Selma
Lagerlof fu la prima donna a conquistare il Nobel per la letteratura (1909). A
parte quella fiaba singolare che è il “Nils Holgerson” con il bambino arruolato dalle cicogne per scoprire il mondo
dall’alto, le sue opere sono contrassegnate da una cupezza tinta di surreale
dove il suo singolare personalissimo linguaggio, diciamo la sua prosa lirica, trasforma
le visioni in realtà immaginate ai confini dell’incubo, in un saga fantastica dai
colori “molto nordici”, come nel suo capolavoro, “La saga di Gosta Berling”.

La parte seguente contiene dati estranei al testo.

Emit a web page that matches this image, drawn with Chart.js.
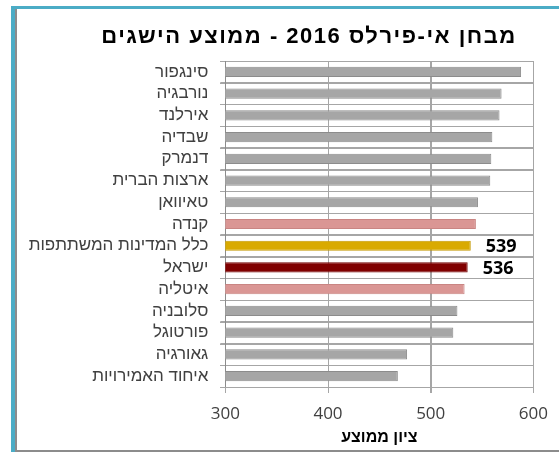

Questo “Carretto fantasma”, scritto nel 1921, fu tradotto due anni più tardi in
un film altrettanto cupo e allucinato, diretto e interpretato da Victor
Sjostrom, il maestro di Ingmar Bergman. La
storia non è difficile a riassumersi: David
Holm, un vagabondo alcolizzato, è destinato a prendere il posto
dell’oscuro messaggero della morte che guida il carretto alla raccolta dei
defunti. Si strugge dai rimorsi e ottiene di sfuggire alla sua sorte sino a
quando non salverà moglie e figlie dall’abiezione e insieme la sua anima.
Ma
il libro tradisce continuamente questa succinta sinossi: l’incubo penetra nella
realtà, l’uso frequente del tempo presente omologa sogni, allucinazioni e
deliri: “Ciò che provocava le sue lagrime, era l’inutilità del suo ritorno in
questo mondo dai lenti pensieri e dagli occhi chiusi.” I sentimenti, gli amori,
i destini si confondono in un flusso continuo di “lenti pensieri ad occhi
chiusi” sotto l’incubo del carretto fantasma che annuncia la morte.